Recently, great effort has been devoted to the search for two-dimensional (2D) ferromagnetic materials with inherent strong Dzyaloshinskii-Moriya interaction (DMI). Here, through a first-principles approach, we systematically investigate the effect of biaxial strain on the DMI, the Heisenberg exchange interaction, and the magnetic anisotropy energy (MAE) of Janus Cr2X3Y3 (X,Y = Cl, Br, I, X≠Y) monolayers. Both DMI and MAE can be significantly enhanced by tensile strain, whereas a reversal of the chirality of DMI in Cr2Cl3Br3 and a switch of MAE from off plane to in plane in Cr2I3Cl3 are induced by a compressive strain of 2%. Microscopically, DMI and MAE are associated mainly with the large spin-orbit coupling of the heavy nonmagnetic halogen atoms rather than that of the magnetic Cr atoms. In particular, the peculiar magnetic transition of Cr2I3Cl3 is explained by competition between direct exchange and superexchange interactions.

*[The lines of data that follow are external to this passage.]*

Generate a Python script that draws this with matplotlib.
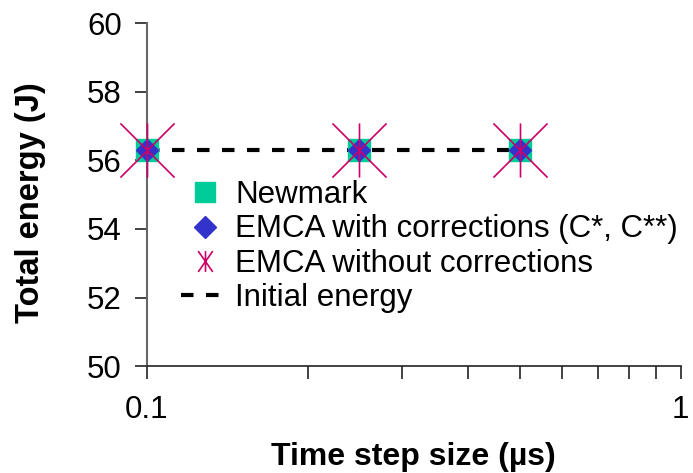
import numpy as np
import matplotlib.pyplot as plt
from matplotlib.path import Path
from matplotlib.lines import Line2D
from matplotlib.ticker import NullFormatter

plt.rcParams['font.family'] = ['Liberation Sans', 'DejaVu Sans']

# data
dt = [0.1, 0.25, 0.5]
newmark = [56.3, 56.3, 56.3]
emca_corr = [56.3, 56.3, 56.3]
emca_nocorr = [56.3, 56.3, 56.3]
initial_energy = 56.3

green = '#00CC99'
blue = '#3333CC'
magenta = '#CC0066'

# asterisk marker: X plus a vertical bar
star = Path([(-1, -1), (1, 1), (-1, 1), (1, -1), (0, -1), (0, 1)],
            [Path.MOVETO, Path.LINETO, Path.MOVETO, Path.LINETO, Path.MOVETO, Path.LINETO])
star_small = Path([(-0.7, -1), (0.7, 1), (-0.7, 1), (0.7, -1), (0, -1), (0, 1)],
                  [Path.MOVETO, Path.LINETO, Path.MOVETO, Path.LINETO, Path.MOVETO, Path.LINETO])

fig, ax = plt.subplots(figsize=(6.93, 4.73), dpi=100)
fig.subplots_adjust(left=0.212, right=0.982, bottom=0.226, top=0.951)

ax.plot(dt, [initial_energy] * len(dt), color='black', ls=(0, (3, 3)), lw=3, zorder=1)
ax.plot(dt, newmark, ls='none', marker='s', ms=16, mfc=green, mec=green, zorder=2, clip_on=False)
ax.plot(dt, emca_corr, ls='none', marker='D', ms=11, mfc=blue, mec=blue, zorder=3, clip_on=False)
ax.plot(dt, emca_nocorr, ls='none', marker=star, ms=39, mfc='none', mec=magenta, mew=1.2,
        zorder=4, clip_on=False)

ax.set_xscale('log')
ax.set_xlim(0.1, 1)
ax.set_ylim(50, 60)
ax.set_yticks(np.arange(50, 61, 2))
ax.set_xticks([0.1, 1])
ax.set_xticklabels(['0.1', '1'])
ax.xaxis.set_minor_formatter(NullFormatter())
ax.tick_params(axis='both', labelsize=22.5, direction='out', length=9, width=1.2, colors='#222222')
ax.tick_params(axis='x', which='minor', direction='out', length=9, width=1.2, colors='#222222')
ax.tick_params(axis='x', pad=12, labelcolor='black')
ax.tick_params(axis='y', pad=9, labelcolor='black')

for s in ['top', 'right']:
    ax.spines[s].set_visible(False)
ax.spines['left'].set_color('#666666')
ax.spines['left'].set_linewidth(1.5)
ax.spines['bottom'].set_color('#222222')
ax.spines['bottom'].set_linewidth(1.2)

ax.set_xlabel('Time step size (µs)', fontsize=23, fontweight='bold', labelpad=12)
ax.set_ylabel('Total energy (J)', fontsize=23.5, fontweight='bold')
ax.yaxis.set_label_coords(-0.189, 0.478)

handles = [
    Line2D([], [], ls='none', marker='s', ms=15, mfc=green, mec=green),
    Line2D([], [], ls='none', marker='D', ms=11, mfc=blue, mec=blue),
    Line2D([], [], ls='none', marker=star_small, ms=15, mfc='none', mec=magenta, mew=1.2),
    Line2D([], [], color='black', ls=(0, (3, 3)), lw=3),
]
labels = ['Newmark', 'EMCA with corrections (C*, C**)', 'EMCA without corrections', 'Initial energy']
ax.legend(handles, labels, loc='upper left', bbox_to_anchor=(0.035, 0.588), frameon=False,
          fontsize=22.5, handlelength=1.5, handletextpad=0.22, labelspacing=0.14, borderpad=0)

fig.savefig('out.png', dpi=100)
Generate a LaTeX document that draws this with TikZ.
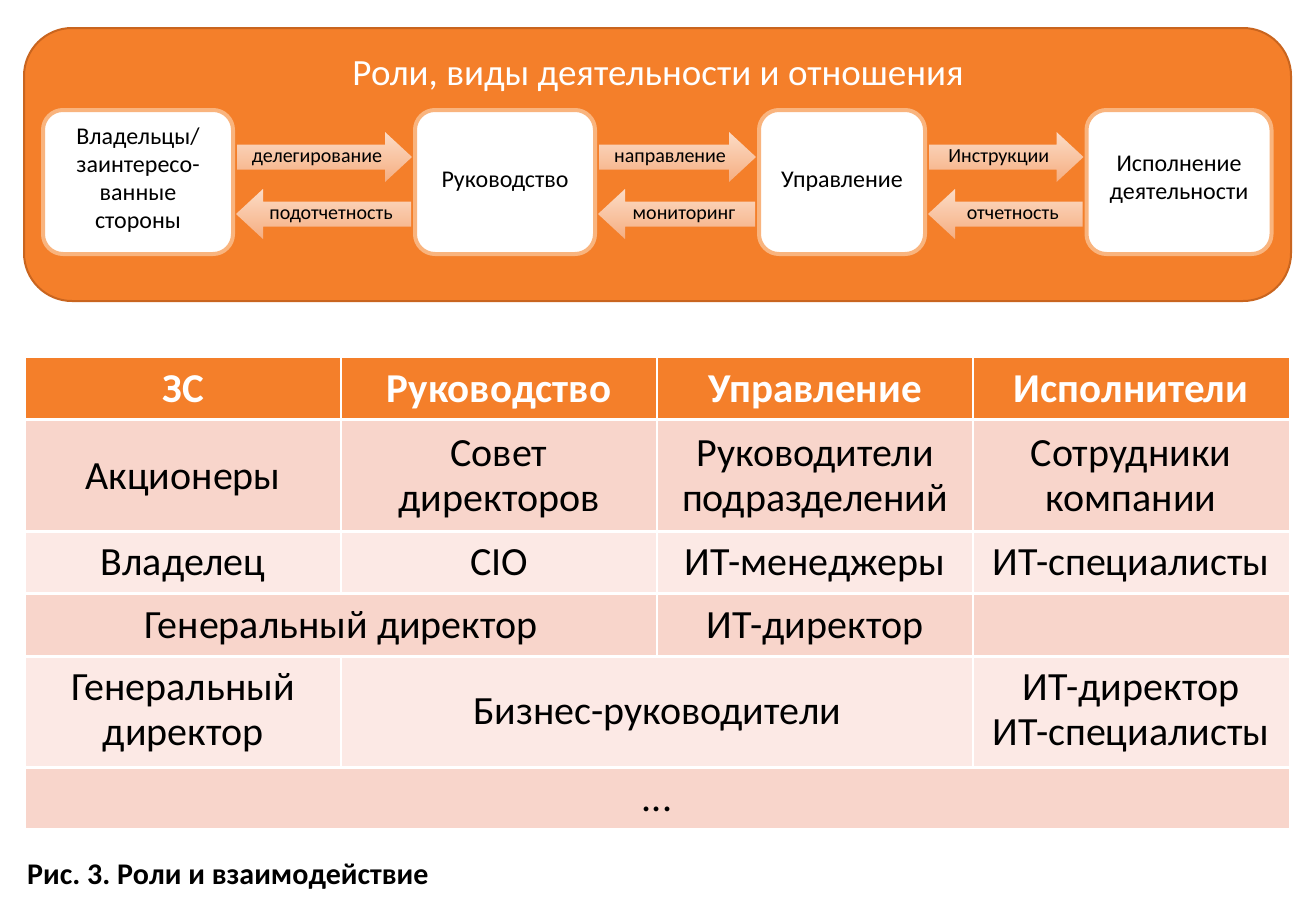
\documentclass[tikz,border=0pt]{standalone}
\usepackage{fontspec}
\setmainfont{Carlito}
\frenchspacing
\usetikzlibrary{calc}
\definecolor{orng}{HTML}{F47F2A}
\definecolor{orngdark}{HTML}{C9651F}
\definecolor{glow}{HTML}{F9B47E}
\definecolor{arrtop}{HTML}{FCDCC6}
\definecolor{arrbot}{HTML}{F5AD80}
\definecolor{rowdark}{HTML}{F8D5CB}
\definecolor{rowlight}{HTML}{FCE9E5}
\tikzset{
  wbox/.style={draw=glow, line width=4pt, fill=white, rounded corners=20pt, minimum height=144pt, align=center, inner sep=0pt, font=\fontsize{24}{28}\selectfont, execute at begin node=\strut, execute at end node=\strut},
  lbl/.style={font=\fontsize{20}{24}\selectfont, inner sep=0pt, anchor=base},
  arrowshade/.style={top color=arrtop, bottom color=arrbot},
  cell/.style={font=\fontsize{40}{45}\selectfont, align=center, inner sep=0pt, anchor=base},
  head/.style={font=\fontsize{41}{45}\selectfont\bfseries, text=white, inner sep=0pt, anchor=base},
}
\newcommand\rarr[5]{% from, to, dy, label, name
  \shade[arrowshade] let \p1=(#1.east), \p2=(#2.west) in
   (\x1+2pt,\y1+#3pt+12.5pt) -- (\x2-28pt,\y1+#3pt+12.5pt) -- (\x2-28pt,\y1+#3pt+25pt) -- (\x2-1pt,\y1+#3pt) -- (\x2-28pt,\y1+#3pt-25pt) -- (\x2-28pt,\y1+#3pt-12.5pt) -- (\x1+2pt,\y1+#3pt-12.5pt) -- cycle;
  \path let \p1=(#1.east), \p2=(#2.west) in node[lbl] (#5) at ({(\x1+\x2-14pt)/2},\y1+#3pt-5pt) {#4};
}
\newcommand\larr[5]{% right node, left node, dy, label, name
  \shade[arrowshade] let \p1=(#1.west), \p2=(#2.east) in
   (\x1-2pt,\y1+#3pt+12.5pt) -- (\x2+28pt,\y1+#3pt+12.5pt) -- (\x2+28pt,\y1+#3pt+25pt) -- (\x2+1pt,\y1+#3pt) -- (\x2+28pt,\y1+#3pt-25pt) -- (\x2+28pt,\y1+#3pt-12.5pt) -- (\x1-2pt,\y1+#3pt-12.5pt) -- cycle;
  \path let \p1=(#1.west), \p2=(#2.east) in node[lbl] (#5) at ({(\x1+\x2+14pt)/2},\y1+#3pt-5pt) {#4};
}
\begin{document}
\begin{tikzpicture}[x=1pt,y=-1pt]
\useasboundingbox (0,0) rectangle (1314,918);
\fill[white] (0,0) rectangle (1314,918);
% top panel
\draw[draw=orngdark, line width=2pt, fill=orng, rounded corners=48pt] (24,28) rectangle (1291,301);
\node[text=white, font=\fontsize{37}{40}\selectfont, inner sep=0pt, anchor=base] (title) at (658,85) {Роли, виды деятельности и отношения};
\node[wbox, minimum width=190pt] (b1) at (138,182) {Владельцы/\\заинтересо-\\ванные\\стороны};
\node[wbox, minimum width=180pt] (b2) at (505,182) {Руководство};
\node[wbox, minimum width=166pt] (b3) at (842,182) {Управление};
\node[wbox, minimum width=185pt] (b4) at (1179,182) {Исполнение\\деятельности};
\rarr{b1}{b2}{25}{делегирование}{l1}
\larr{b2}{b1}{-32}{подотчетность}{l2}
\rarr{b2}{b3}{25}{направление}{l3}
\larr{b3}{b2}{-32}{мониторинг}{l4}
\rarr{b3}{b4}{25}{Инструкции}{l5}
\larr{b4}{b3}{-32}{отчетность}{l6}
% table backgrounds
\fill[orng] (26,358) rectangle (1289,418);
\fill[rowdark] (26,421) rectangle (1289,530);
\fill[rowlight] (26,532.5) rectangle (1289,592);
\fill[rowdark] (26,594.5) rectangle (1289,655);
\fill[rowlight] (26,657.5) rectangle (1289,766);
\fill[rowdark] (26,768.5) rectangle (1289,828);
% vertical separators
\foreach \x in {341,657,973} \draw[white, line width=1.5pt] (\x,358) -- (\x,592);
\foreach \x in {657,973} \draw[white, line width=1.5pt] (\x,594) -- (\x,655);
\foreach \x in {341,973} \draw[white, line width=1.5pt] (\x,657) -- (\x,766);
% header
\node[head] (h1) at (183,402) {ЗС};
\node[head] (h2) at (499,402) {Руководство};
\node[head] (h3) at (815,402) {Управление};
\node[head] (h4) at (1131,402) {Исполнители};
% row 1
\node[cell] (c11) at (183,489) {Акционеры};
\node[cell] (c12) at (499,511.5) {Совет\\директоров};
\node[cell] (c13) at (815,511.5) {Руководители\\подразделений};
\node[cell] (c14) at (1131,511.5) {Сотрудники\\компании};
% row 2
\node[cell] (c21) at (183,575) {Владелец};
\node[cell] (c22) at (499,575) {CIO};
\node[cell] (c23) at (815,575) {ИТ-менеджеры};
\node[cell] (c24) at (1131,575) {ИТ-специалисты};
% row 3
\node[cell] (c31) at (341,638) {Генеральный директор};
\node[cell] (c33) at (815,638) {ИТ-директор};
% row 4
\node[cell] (c41) at (183,745) {Генеральный\\директор};
\node[cell] (c42) at (657,724) {Бизнес-руководители};
\node[cell] (c44) at (1131,745) {ИТ-директор\\ИТ-специалисты};
% row 5
\node[cell] (c51) at (657,811) {...};
% caption
\node[anchor=base west, font=\fontsize{30}{34}\selectfont\bfseries, inner sep=0pt] (cap) at (27,884) {Рис. 3. Роли и взаимодействие};
\end{tikzpicture}
\end{document}
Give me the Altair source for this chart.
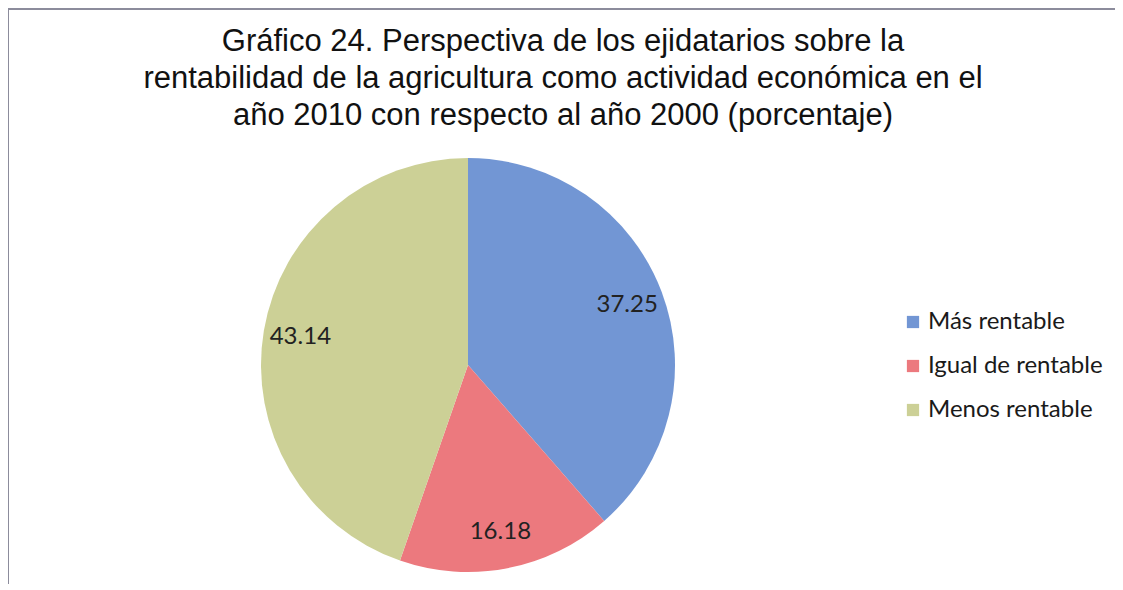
import altair as alt
import pandas as pd

categories = ["Más rentable", "Igual de rentable", "Menos rentable"]
values = [37.25, 16.18, 43.14]
colors = ["#7296d4", "#ec797e", "#ccd096"]
title_lines = [
    "Gráfico 24. Perspectiva de los ejidatarios sobre la",
    "rentabilidad de la agricultura como actividad económica en el",
    "año 2010 con respecto al año 2000 (porcentaje)",
]

df = pd.DataFrame({
    "categoria": categories,
    "valor": values,
    "orden": list(range(len(categories))),
    "etiqueta": [f"{v:.2f}" for v in values],
})

W, H = 1107, 576
CX, CY = 460, 357

base = alt.Chart(df).encode(
    theta=alt.Theta("valor:Q", stack=True),
    order=alt.Order("orden:Q"),
    x=alt.value(CX),
    y=alt.value(CY),
)

pie = base.mark_arc(outerRadius=207).encode(
    color=alt.Color(
        "categoria:N",
        scale=alt.Scale(domain=categories, range=colors),
        sort=categories,
        legend=alt.Legend(
            title=None,
            orient="none",
            legendX=893,
            legendY=302,
            symbolType="square",
            symbolSize=150,
            symbolStrokeWidth=0,
            labelFont="Lato",
            labelFontSize=24,
            labelColor="#1a1a1a",
            labelOffset=3,
            labelLimit=400,
            rowPadding=20,
            padding=0,
        ),
    )
)

labels = base.mark_text(radius=170, font="Lato", fontSize=24, color="#222222").encode(
    text="etiqueta:N"
)

title_df = pd.DataFrame({"t": ["\n".join(title_lines)]})
title = alt.Chart(title_df).mark_text(
    font="Liberation Sans", fontSize=31, lineHeight=37, align="center",
    baseline="alphabetic", color="#111111", lineBreak="\n",
).encode(text="t:N", x=alt.value(555), y=alt.value(43))

frame_df = pd.DataFrame({"a": [0]})
left_line = alt.Chart(frame_df).mark_rule(color="#8c8c9c", strokeWidth=2).encode(
    x=alt.value(0), y=alt.value(1), y2=alt.value(H)
)
top_line = alt.Chart(frame_df).mark_rule(color="#8c8c9c", strokeWidth=2).encode(
    y=alt.value(1), x=alt.value(0), x2=alt.value(W)
)

chart = alt.layer(pie, labels, title, left_line, top_line).properties(
    width=W, height=H,
    autosize=alt.AutoSizeParams(type="none"),
    padding=0,
    background="white",
).configure_view(stroke=None)

chart.save("out.html", embed_options={"renderer": "svg", "actions": False})
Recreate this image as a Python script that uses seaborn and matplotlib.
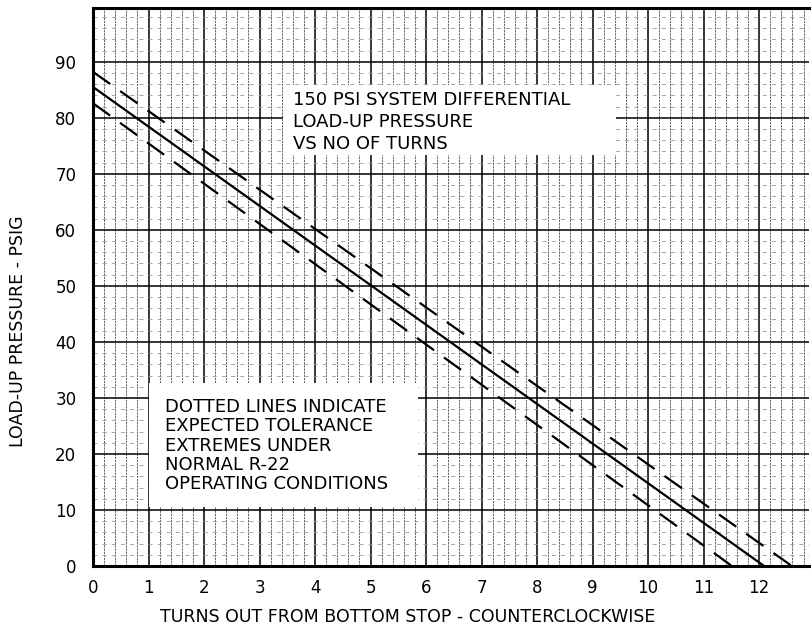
import numpy as np
import pandas as pd
import matplotlib
matplotlib.use('Agg')
import matplotlib.pyplot as plt
from matplotlib.ticker import MultipleLocator
from matplotlib.patches import Rectangle
import seaborn as sns

# load-up pressure vs turns
turns_nominal = [0.0, 12.09]
psig_nominal = [85.5, 0.0]
turns_high = [0.0, 12.59]
psig_high = [88.2, 0.0]
turns_low = [0.0, 11.51]
psig_low = [82.6, 0.0]

x_ticks = list(range(0, 13))
x_tick_labels = [str(t) for t in x_ticks]
y_ticks = list(range(0, 100, 10))
y_tick_labels = [str(t) for t in y_ticks]

title_text = "150 PSI SYSTEM DIFFERENTIAL\nLOAD-UP PRESSURE\nVS NO OF TURNS"
note_text = ("DOTTED LINES INDICATE\nEXPECTED TOLERANCE\nEXTREMES UNDER\n"
             "NORMAL R-22\nOPERATING CONDITIONS")

sns.set_style("white")
plt.rcParams['font.family'] = ['DejaVu Sans']
plt.rcParams['text.color'] = 'black'
plt.rcParams['axes.labelcolor'] = 'black'
plt.rcParams['xtick.color'] = 'black'
plt.rcParams['ytick.color'] = 'black'

fig = plt.figure(figsize=(8.11, 6.28), dpi=100)
ax = fig.add_axes([0.1147, 0.0987, 0.8829, 0.8886])

dash = (0, (9.5, 5.5))
sns.lineplot(x=turns_nominal, y=psig_nominal, ax=ax, color='black', lw=1.6, zorder=5)
sns.lineplot(x=turns_high, y=psig_high, ax=ax, color='black', lw=1.6, zorder=5)
sns.lineplot(x=turns_low, y=psig_low, ax=ax, color='black', lw=1.6, zorder=5)
ax.lines[1].set_linestyle(dash)
ax.lines[2].set_linestyle(dash)

ax.set_xlim(0, 12.9)
ax.set_ylim(0, 99.6)
ax.set_xticks(x_ticks)
ax.set_xticklabels(x_tick_labels)
ax.set_yticks(y_ticks)
ax.set_yticklabels(y_tick_labels)
ax.xaxis.set_minor_locator(MultipleLocator(0.2))
ax.yaxis.set_minor_locator(MultipleLocator(2))
ax.tick_params(which='both', length=0)
ax.tick_params(axis='x', pad=9, labelsize=12)
ax.tick_params(axis='y', pad=12, labelsize=12)

ax.set_axisbelow(True)
ax.grid(which='major', color='black', lw=1.1)
ax.xaxis.grid(which='minor', color='0.35', lw=0.65, linestyle=(0, (2.5, 1)))
ax.yaxis.grid(which='minor', color='0.6', lw=0.6, linestyle=(0, (5, 6)))

for side in ['left', 'bottom', 'top']:
    ax.spines[side].set_linewidth(2.2)
    ax.spines[side].set_color('black')
ax.spines['right'].set_visible(False)

# white label panels over the grid
ax.add_patch(Rectangle((3.42, 73.4), 6.0, 12.5, facecolor='white', edgecolor='none', zorder=3))
ax.add_patch(Rectangle((1.0, 10.5), 4.85, 22.2, facecolor='white', edgecolor='none', zorder=3))
ax.text(3.6, 79.2, title_text, fontsize=13, va='center', ha='left',
        linespacing=1.3, zorder=4)
ax.text(1.3, 21.5, note_text, fontsize=13, va='center', ha='left',
        linespacing=1.1, zorder=4)

ax.set_xlabel("TURNS OUT FROM BOTTOM STOP - COUNTERCLOCKWISE", fontsize=12.5)
ax.set_ylabel("LOAD-UP PRESSURE - PSIG", fontsize=12.5)
ax.xaxis.set_label_coords(0.44, -0.076)
ax.yaxis.set_label_coords(-0.092, 0.42)

fig.savefig("out.png", dpi=100)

Micromagnetic simulations show that a small external magnetic field of 65 mT stabilizes a skyrmion with a diameter of 9.8 nm in the Cr2I3Cl3 monolayer. Our results will provide guidance for further research on DMI and skyrmions in 2D Janus materials as well as a basis for the potential applications in spintronic devices.